Nella primavera del 1942, Nina Sokolova propose di posare sul fondo del lago Ladoga una tubazione per rifornire Leningrado di carburante, perché le scorte, ancora disponibili nella città, bastavano soltanto per poco più di 3 mesi.
In quel periodo, nel mondo non esistevano precedenti di analoghe opere subacquee. Ciò nonostante, la proposta di Nina Sokolova fu approvata dal Cremlino.
Insieme ad altri, la Sokolova fece diverse immersioni per esplorare i fondali e determinare il tracciato ottimale della conduttura. Si dovette addirittura far esplodere una chiatta affondata che sbarrava il tracciato.
I lavori furono svolti sotto il naso del nemico, in condizioni di incessanti bombardamenti. La situazione era aggravata anche dalle condizioni meteorologiche: nel primo giorno dei lavori, sul lago si levò una tempesta che portò via una porzione già saldata della condotta lunga 1 km.
Il 16 giugno 1942, dopo 43 giorni, la pipeline fu messa in esercizio. Era lunga 29 km, di cui 21 km passavano sotto l’acqua a profondità che raggiungevano i 35 metri.
La condotta poteva trasportare circa 350 tonnellate di carburante al giorno. In totale, Leningrado ricevette più 40 mila tonnellate di benzina.
Tra l’estate e autunno del 1942, Nina Sokolova partecipò alla posa del cavo elettrico ad alta tensione, rimasto nella storia come “Cavo della vita”. Durante i lavori, subì una contusione e fu ferita due volte.

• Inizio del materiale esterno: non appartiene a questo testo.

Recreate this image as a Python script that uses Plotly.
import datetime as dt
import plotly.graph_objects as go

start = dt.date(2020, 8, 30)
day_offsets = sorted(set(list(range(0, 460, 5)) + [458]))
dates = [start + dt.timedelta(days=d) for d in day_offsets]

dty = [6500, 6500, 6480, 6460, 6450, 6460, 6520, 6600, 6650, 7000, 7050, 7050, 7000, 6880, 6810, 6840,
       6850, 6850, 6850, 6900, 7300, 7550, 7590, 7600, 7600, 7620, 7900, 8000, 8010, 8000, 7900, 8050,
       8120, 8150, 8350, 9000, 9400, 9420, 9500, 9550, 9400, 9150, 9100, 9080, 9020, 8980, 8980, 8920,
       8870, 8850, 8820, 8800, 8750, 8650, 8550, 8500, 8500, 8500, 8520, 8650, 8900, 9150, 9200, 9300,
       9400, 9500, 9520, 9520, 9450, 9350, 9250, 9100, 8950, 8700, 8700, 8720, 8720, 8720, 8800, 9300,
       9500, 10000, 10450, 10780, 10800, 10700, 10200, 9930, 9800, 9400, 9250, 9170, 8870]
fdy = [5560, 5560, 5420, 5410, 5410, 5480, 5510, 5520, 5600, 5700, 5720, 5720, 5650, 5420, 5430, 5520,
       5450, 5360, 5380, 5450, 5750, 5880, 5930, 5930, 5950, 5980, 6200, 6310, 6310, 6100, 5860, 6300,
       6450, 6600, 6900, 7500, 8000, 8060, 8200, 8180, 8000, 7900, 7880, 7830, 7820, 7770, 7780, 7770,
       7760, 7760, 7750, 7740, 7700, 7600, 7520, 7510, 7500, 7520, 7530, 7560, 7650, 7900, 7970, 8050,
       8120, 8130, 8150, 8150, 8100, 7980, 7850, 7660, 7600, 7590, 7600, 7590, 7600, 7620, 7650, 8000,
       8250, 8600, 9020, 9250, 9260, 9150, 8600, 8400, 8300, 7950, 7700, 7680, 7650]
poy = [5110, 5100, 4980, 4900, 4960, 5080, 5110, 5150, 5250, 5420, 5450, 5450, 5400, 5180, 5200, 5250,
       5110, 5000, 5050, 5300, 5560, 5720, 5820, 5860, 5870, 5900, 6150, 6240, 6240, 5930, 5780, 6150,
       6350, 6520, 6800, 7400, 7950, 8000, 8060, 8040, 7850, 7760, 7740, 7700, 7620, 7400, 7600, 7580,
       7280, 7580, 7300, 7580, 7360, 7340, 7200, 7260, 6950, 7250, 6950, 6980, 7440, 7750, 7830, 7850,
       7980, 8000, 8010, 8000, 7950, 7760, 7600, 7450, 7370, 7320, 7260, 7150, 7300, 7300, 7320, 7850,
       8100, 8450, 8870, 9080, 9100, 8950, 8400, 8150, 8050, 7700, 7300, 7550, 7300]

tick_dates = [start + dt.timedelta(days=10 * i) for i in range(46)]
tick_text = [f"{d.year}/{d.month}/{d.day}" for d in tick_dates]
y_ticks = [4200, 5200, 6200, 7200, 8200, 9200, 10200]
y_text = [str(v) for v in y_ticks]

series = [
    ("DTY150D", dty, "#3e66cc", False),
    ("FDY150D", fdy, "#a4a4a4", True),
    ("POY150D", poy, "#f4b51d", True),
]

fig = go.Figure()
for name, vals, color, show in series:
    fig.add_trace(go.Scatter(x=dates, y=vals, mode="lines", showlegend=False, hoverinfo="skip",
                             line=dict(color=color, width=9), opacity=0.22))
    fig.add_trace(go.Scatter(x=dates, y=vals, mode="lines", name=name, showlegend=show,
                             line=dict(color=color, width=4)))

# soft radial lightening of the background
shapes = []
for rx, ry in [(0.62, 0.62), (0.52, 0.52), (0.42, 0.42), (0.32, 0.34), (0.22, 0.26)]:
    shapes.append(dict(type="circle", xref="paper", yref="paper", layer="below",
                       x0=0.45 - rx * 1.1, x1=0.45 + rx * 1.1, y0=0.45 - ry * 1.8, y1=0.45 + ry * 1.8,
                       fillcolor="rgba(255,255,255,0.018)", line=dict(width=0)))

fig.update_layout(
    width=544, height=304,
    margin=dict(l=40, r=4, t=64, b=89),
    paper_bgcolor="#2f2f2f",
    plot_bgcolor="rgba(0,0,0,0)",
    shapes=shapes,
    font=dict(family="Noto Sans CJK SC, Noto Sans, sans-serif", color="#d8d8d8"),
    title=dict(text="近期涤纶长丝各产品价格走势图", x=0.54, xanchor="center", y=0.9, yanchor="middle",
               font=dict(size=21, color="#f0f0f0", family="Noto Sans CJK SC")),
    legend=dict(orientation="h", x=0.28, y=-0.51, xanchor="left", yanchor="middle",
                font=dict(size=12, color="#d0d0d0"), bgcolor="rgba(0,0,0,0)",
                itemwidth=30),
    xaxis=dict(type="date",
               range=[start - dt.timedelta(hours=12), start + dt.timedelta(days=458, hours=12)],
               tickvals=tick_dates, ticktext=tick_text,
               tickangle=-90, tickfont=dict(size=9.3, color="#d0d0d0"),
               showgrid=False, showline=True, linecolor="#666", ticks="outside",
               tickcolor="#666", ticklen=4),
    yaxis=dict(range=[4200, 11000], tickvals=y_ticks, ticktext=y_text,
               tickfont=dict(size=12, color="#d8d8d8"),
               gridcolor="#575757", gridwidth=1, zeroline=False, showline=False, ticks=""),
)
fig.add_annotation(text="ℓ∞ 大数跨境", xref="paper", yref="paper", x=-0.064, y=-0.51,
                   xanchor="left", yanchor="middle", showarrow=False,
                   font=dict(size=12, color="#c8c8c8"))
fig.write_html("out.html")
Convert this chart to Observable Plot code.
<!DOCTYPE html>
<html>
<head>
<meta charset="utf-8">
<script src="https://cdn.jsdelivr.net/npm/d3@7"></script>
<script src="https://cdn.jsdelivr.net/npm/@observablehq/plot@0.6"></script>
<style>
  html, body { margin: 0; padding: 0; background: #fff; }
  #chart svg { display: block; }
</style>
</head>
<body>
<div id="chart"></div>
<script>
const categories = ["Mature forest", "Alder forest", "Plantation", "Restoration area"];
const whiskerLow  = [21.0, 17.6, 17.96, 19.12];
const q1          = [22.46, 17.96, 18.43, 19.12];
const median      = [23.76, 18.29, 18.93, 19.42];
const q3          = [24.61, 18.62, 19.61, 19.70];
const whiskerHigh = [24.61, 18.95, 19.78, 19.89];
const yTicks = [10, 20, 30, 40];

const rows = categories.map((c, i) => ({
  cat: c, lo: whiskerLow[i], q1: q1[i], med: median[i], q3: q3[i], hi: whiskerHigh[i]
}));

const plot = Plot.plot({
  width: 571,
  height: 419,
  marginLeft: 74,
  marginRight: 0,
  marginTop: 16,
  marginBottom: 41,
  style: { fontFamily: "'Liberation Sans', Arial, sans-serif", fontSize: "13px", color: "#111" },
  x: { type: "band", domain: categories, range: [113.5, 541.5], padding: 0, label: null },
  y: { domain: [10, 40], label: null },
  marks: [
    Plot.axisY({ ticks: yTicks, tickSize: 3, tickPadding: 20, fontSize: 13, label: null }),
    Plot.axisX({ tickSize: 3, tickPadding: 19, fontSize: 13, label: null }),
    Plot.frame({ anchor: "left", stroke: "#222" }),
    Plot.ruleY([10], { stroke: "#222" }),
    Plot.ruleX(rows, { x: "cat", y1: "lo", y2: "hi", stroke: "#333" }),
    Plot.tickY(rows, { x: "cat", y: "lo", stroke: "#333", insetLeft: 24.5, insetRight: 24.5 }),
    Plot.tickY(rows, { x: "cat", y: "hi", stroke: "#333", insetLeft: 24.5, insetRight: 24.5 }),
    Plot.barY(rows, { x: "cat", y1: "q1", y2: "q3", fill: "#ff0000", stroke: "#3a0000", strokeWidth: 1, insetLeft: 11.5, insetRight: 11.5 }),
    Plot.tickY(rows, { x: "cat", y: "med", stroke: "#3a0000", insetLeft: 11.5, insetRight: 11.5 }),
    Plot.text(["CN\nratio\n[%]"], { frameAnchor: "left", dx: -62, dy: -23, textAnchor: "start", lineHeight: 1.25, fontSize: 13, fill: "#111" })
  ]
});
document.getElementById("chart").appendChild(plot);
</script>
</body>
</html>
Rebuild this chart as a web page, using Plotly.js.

Dopo la fine della guerra, l’ingegnere Nina Sokolova, già tenente colonnello della Marina sovietica, si dedicò alla ricostruzione dei ponti e delle infrastrutture portuali di Leningrado e Tallinn. Successivamente, scelse la carriera di docente.
Tra le onorificenze ricevute da Nina Sokolova ci sono due Ordini della Stella rossa, due Ordini della Guerra patriottica, di I e II grado, le medaglie “Per la difesa di Leningrado” e “Per meriti in battaglia”. Complessivamente, nell’arco della sua vita, la donna trascorse sott’acqua 644 ore, vale a dire, quasi 27 giorni.